## BRIEF
From the entries below, gather each line containing the word "this".

====== EXERCISE DATA

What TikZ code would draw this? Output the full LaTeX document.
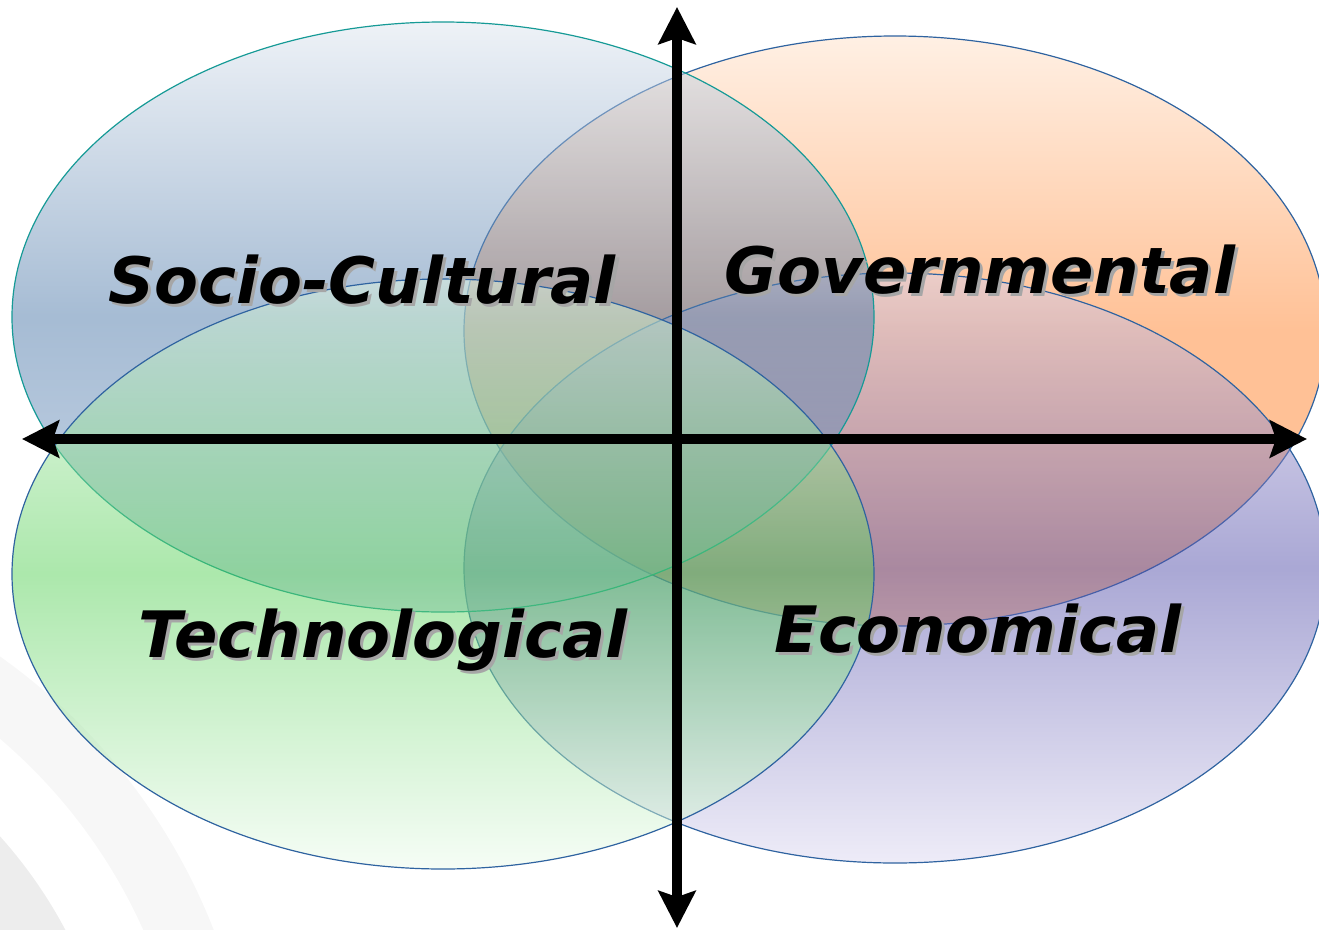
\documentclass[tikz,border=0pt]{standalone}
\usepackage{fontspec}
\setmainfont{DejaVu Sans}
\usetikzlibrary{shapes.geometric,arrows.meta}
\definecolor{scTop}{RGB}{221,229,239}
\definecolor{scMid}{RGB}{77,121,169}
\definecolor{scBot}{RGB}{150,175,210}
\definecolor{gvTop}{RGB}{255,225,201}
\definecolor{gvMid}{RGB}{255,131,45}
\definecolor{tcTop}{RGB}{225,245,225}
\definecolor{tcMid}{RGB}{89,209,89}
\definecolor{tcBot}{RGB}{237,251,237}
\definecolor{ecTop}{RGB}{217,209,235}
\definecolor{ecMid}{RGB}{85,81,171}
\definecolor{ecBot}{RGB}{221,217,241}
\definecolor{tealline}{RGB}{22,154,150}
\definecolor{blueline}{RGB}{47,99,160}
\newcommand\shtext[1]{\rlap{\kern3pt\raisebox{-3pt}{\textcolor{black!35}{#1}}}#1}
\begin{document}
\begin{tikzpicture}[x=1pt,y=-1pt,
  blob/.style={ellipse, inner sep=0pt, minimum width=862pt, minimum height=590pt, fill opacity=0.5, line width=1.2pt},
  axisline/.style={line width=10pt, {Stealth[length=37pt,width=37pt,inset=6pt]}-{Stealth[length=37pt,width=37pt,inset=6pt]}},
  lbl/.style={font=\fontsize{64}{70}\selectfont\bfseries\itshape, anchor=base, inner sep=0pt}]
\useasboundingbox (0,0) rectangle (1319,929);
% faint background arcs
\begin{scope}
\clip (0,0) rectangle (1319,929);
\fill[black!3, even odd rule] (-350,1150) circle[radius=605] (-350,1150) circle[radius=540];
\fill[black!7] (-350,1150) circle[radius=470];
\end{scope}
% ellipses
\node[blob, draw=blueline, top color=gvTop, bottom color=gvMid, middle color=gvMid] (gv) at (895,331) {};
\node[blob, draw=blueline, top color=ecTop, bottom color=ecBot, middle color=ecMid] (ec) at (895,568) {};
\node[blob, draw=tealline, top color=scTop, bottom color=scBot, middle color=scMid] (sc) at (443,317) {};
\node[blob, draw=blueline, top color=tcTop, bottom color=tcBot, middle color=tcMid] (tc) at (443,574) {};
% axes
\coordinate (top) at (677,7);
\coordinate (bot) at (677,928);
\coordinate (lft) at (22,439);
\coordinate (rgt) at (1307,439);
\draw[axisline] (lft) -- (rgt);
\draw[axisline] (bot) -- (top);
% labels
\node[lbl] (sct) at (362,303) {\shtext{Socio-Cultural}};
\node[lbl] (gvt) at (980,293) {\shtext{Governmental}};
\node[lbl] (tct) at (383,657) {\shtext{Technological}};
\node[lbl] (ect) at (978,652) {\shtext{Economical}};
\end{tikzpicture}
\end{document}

============
====== EXERCISE DATA

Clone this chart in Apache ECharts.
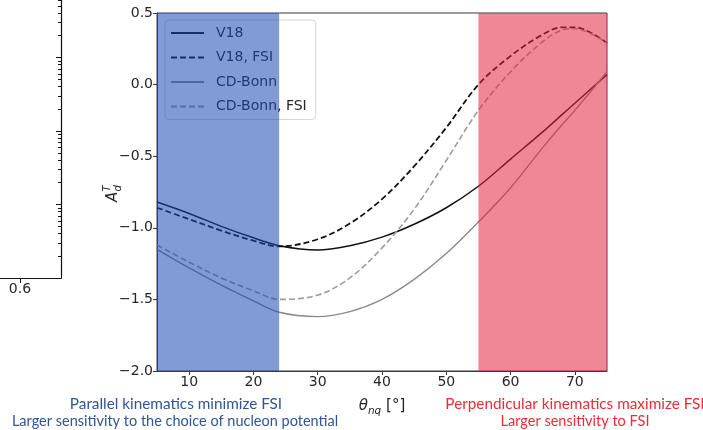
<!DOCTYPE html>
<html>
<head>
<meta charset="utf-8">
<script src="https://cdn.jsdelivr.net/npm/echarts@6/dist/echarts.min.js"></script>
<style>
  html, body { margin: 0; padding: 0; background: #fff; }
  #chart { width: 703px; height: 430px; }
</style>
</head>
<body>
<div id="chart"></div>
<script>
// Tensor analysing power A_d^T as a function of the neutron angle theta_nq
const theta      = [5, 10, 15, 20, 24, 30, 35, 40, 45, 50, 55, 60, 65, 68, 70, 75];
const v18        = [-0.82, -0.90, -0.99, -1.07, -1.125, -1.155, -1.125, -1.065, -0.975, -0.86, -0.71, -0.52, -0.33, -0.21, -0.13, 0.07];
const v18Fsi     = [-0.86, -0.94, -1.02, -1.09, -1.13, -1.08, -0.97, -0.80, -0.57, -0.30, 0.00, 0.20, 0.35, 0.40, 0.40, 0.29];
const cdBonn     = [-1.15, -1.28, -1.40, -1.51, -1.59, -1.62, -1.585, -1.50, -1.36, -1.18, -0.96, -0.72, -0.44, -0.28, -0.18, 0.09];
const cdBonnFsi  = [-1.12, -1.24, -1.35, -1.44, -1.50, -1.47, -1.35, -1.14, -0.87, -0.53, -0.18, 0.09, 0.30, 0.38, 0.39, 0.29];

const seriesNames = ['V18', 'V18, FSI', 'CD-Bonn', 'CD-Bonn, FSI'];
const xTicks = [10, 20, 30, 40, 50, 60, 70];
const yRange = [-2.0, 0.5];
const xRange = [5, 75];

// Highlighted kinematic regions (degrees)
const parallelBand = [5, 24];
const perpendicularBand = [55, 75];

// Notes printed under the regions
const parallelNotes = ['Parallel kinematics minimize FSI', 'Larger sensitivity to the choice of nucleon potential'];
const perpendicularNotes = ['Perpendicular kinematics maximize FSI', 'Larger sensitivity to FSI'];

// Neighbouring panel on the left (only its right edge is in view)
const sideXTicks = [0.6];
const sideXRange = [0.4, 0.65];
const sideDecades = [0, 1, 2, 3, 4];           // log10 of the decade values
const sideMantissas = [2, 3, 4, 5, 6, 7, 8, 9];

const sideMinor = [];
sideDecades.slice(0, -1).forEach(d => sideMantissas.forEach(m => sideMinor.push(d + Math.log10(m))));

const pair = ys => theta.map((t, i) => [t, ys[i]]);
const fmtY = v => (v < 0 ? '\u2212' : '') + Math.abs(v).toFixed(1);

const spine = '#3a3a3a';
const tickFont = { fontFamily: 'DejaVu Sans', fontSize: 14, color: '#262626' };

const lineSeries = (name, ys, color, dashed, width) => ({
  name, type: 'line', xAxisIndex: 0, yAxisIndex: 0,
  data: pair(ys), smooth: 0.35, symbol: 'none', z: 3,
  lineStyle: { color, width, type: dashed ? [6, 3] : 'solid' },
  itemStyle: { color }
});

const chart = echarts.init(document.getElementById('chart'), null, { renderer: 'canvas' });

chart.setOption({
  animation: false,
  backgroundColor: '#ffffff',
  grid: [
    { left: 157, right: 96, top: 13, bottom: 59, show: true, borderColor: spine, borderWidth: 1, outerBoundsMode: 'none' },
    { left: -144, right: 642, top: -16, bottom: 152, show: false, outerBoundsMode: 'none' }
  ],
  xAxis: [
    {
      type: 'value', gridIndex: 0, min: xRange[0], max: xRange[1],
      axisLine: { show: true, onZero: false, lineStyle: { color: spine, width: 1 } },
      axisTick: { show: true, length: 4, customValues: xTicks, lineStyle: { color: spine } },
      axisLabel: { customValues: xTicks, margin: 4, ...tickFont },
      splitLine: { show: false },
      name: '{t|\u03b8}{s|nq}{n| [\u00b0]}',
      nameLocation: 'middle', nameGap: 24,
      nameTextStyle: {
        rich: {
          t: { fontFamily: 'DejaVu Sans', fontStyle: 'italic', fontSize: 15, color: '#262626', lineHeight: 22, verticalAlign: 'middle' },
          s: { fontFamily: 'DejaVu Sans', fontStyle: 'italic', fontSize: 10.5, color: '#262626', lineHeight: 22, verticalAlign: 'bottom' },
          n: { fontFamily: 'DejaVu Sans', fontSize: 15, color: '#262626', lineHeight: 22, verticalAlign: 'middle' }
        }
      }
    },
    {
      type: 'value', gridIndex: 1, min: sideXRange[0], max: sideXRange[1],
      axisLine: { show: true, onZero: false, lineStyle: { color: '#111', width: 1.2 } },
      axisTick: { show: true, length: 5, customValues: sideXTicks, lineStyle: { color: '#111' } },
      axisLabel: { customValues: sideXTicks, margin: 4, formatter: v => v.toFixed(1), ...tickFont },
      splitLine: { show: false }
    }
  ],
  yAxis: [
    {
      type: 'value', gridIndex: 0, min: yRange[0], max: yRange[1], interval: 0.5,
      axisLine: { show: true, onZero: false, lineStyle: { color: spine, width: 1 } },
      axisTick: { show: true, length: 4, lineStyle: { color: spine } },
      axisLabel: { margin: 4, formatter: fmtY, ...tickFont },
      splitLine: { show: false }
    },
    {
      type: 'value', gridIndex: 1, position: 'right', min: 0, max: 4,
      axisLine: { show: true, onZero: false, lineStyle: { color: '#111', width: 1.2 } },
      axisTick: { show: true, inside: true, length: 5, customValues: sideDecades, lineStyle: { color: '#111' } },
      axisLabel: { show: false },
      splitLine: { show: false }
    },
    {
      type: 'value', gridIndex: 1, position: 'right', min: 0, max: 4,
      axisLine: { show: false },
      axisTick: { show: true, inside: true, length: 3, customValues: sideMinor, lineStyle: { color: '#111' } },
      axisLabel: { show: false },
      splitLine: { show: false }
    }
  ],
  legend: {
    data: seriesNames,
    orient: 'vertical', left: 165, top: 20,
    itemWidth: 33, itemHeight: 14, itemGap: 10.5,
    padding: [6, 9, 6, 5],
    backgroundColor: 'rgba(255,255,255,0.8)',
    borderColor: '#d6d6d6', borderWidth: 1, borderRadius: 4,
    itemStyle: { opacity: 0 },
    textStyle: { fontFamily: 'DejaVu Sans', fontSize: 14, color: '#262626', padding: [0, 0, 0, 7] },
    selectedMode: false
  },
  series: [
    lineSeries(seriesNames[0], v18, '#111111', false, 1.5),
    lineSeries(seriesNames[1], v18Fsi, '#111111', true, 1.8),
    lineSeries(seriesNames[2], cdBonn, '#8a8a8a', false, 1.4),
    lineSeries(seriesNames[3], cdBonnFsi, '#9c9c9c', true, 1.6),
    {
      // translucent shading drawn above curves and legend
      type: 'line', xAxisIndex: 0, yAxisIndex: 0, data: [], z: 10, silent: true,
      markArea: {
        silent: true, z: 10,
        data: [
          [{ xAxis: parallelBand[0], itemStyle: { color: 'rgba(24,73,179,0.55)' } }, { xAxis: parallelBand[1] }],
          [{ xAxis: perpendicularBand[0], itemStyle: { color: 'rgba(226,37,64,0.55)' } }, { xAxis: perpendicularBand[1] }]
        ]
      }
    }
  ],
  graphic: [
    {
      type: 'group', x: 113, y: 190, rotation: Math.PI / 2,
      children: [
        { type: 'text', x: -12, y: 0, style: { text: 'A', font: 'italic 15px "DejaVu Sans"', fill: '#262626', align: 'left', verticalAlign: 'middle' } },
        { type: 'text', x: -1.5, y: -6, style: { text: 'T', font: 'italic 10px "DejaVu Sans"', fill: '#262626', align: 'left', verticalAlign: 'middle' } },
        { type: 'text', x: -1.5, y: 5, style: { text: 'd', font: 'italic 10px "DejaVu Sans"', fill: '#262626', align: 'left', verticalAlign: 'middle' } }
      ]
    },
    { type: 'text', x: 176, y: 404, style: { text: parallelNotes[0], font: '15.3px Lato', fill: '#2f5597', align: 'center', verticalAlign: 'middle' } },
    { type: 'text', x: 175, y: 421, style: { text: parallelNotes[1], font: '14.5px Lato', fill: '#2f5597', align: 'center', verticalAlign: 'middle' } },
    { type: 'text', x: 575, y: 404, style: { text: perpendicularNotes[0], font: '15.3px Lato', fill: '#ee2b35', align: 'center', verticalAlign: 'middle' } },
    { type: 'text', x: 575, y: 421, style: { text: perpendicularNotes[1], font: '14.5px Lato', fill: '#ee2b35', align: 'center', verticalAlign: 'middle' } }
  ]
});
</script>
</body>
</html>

============

## PROBLEM SOLUTION
What TikZ code would draw this? Output the full LaTeX document.
Clone this chart in Apache ECharts.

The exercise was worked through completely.